Someone must have said,
“Oh, Mother, you look so nice in your uniform, let me take a picture.”
Cousin Karen M. asked me some time ago if I’d like a picture she had of Great Grandmother Helen Melvina Morgan wearing her Red Cross Volunteer uniform. At the time I wasn't interested. As I have pieced her life together, I now understand where it fits. Her granddaughter Helen Rex Frazier recalled those years in her autobiography.
Helen wrote, “World War I was being fought in Europe at this time. Grandma Morgan [Helen Melvina Groesbeck Morgan] came from Salt Lake to visit [Randolph, Utah]. I remember watching her knit socks and scarves for the Red Cross and watching her and mother save the pits from peaches for use in making gas (I believe). They let Harold and I arrange them in dripper pans as they put them out to dry." [Helen and Harold were 5 and 3 in 1918.]

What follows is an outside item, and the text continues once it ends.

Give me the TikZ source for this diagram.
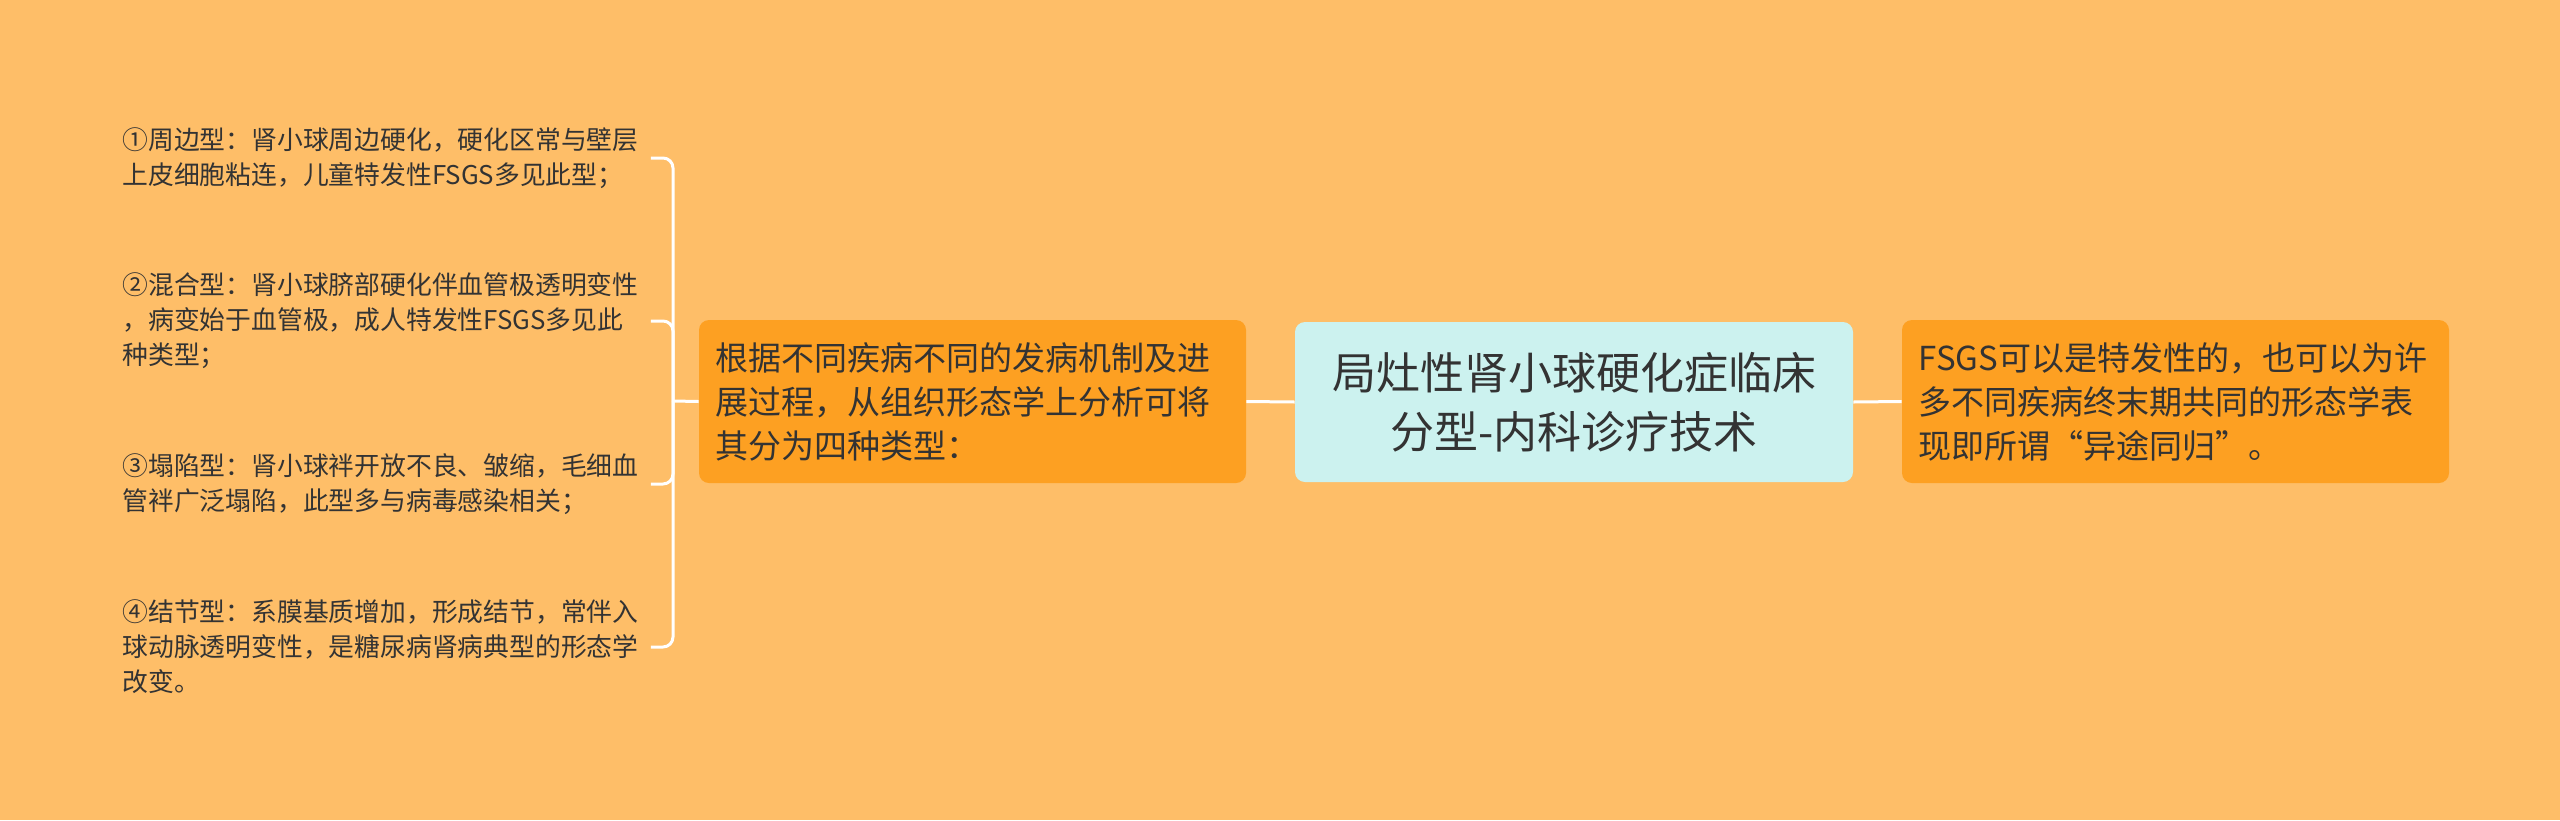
\documentclass[tikz,border=0pt]{standalone}
\usepackage{fontspec}
\setmainfont{Noto Sans CJK SC}
\definecolor{bgc}{RGB}{254,190,104}
\definecolor{boxc}{RGB}{253,160,34}
\definecolor{rootc}{RGB}{204,242,239}
\definecolor{txtc}{RGB}{51,51,51}
\tikzset{
  rootbox/.style={fill=rootc, rounded corners=5pt, minimum width=279pt, minimum height=80pt,
    align=center, text=txtc, inner sep=0pt, font=\fontsize{22}{29.5}\selectfont},
  subbox/.style={fill=boxc, rounded corners=5pt, minimum width=273.5pt, minimum height=81.5pt,
    text width=257pt, inner xsep=8.25pt, inner ysep=0pt, align=left, text=txtc,
    font=\fontsize{16.5}{22}\selectfont},
  leaf/.style={anchor=west, text width=264pt, inner sep=0pt, align=left, text=txtc,
    font=\fontsize{12.9}{17.5}\selectfont},
  conn/.style={draw=white, line width=1.5pt},
  brace/.style={conn, rounded corners=5pt}
}
\begin{document}
\begin{tikzpicture}[x=0.5pt,y=-0.5pt]
\fill[bgc] (0,0) rectangle (2560,820);
\useasboundingbox (0,0) rectangle (2560,820);

\node[rootbox] (root) at (1574,402) {局灶性肾小球硬化症临床\\分型-内科诊疗技术};
\node[subbox] (mid) at (972.5,401.5) {根据不同疾病不同的发病机制及进\\展过程，从组织形态学上分析可将\\其分为四种类型：};
\node[subbox] (right) at (2175.5,401.5) {FSGS可以是特发性的，也可以为许\\多不同疾病终末期共同的形态学表\\现即所谓“异途同归”。};

\node[leaf] (l1) at (122,158) {①周边型：肾小球周边硬化，硬化区常与壁层\\上皮细胞粘连，儿童特发性FSGS多见此型；};
\node[leaf] (l2) at (122,321) {②混合型：肾小球脐部硬化伴血管极透明变性\\，病变始于血管极，成人特发性FSGS多见此\\种类型；};
\node[leaf] (l3) at (122,484) {③塌陷型：肾小球袢开放不良、皱缩，毛细血\\管袢广泛塌陷，此型多与病毒感染相关；};
\node[leaf] (l4) at (122,647) {④结节型：系膜基质增加，形成结节，常伴入\\球动脉透明变性，是糖尿病肾病典型的形态学\\改变。};

\coordinate (j) at (673,401);
\draw[conn] (root.west) -- (mid.east);
\draw[conn] (root.east) -- (right.west);
\draw[conn] (j) -- (mid.west);
\draw[brace] (l1.east) -| (j);
\draw[brace] (l2.east) -| (j);
\draw[brace] (l3.east) -| (j);
\draw[brace] (l4.east) -| (j);
\end{tikzpicture}
\end{document}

Peach pits were used during World War I as filter for their gas masks. They would soak them in urine and make a special charcoal out of them that was used for the mask. World War I years were 1914-1919. Peach pits would have been available at canning time from August-September.
Presumably Helen Melvina “Mellie” Morgan was a part of the American Red Cross.
During an extremely active era beginning in 1917, the Greater Salt Lake Area Chapter of the American Red Cross saw the creation of several essential services. Home Service, the forerunner of our current Armed Forces Emergency Services, helped families cope with the problems associated with having a loved one in the military. Classes in First Aid and Home Nursing were begun and Canteen Service was started up to assist with wartime needs. The local Red Cross provided nursing services throughout the state during the Spanish influenza epidemic of 1918.
During World War I, 2,000 Utah Red Cross volunteers shipped bandages to the frontlines and clothing to impoverished Belgian families.
In 1918 Grandmother Morgan’s son John Hamilton was training in the armed forces as the letter he wrote his mother that appeared in a Salt Lake Newspaper and posted here attests.
I was moved by the realization that in the course of writing her autobiography, three years prior to her passing, Helen recalled her Grandmother Morgan’s visit to Randolph, and that her mother Bessie joined with her mother’s “war efforts.”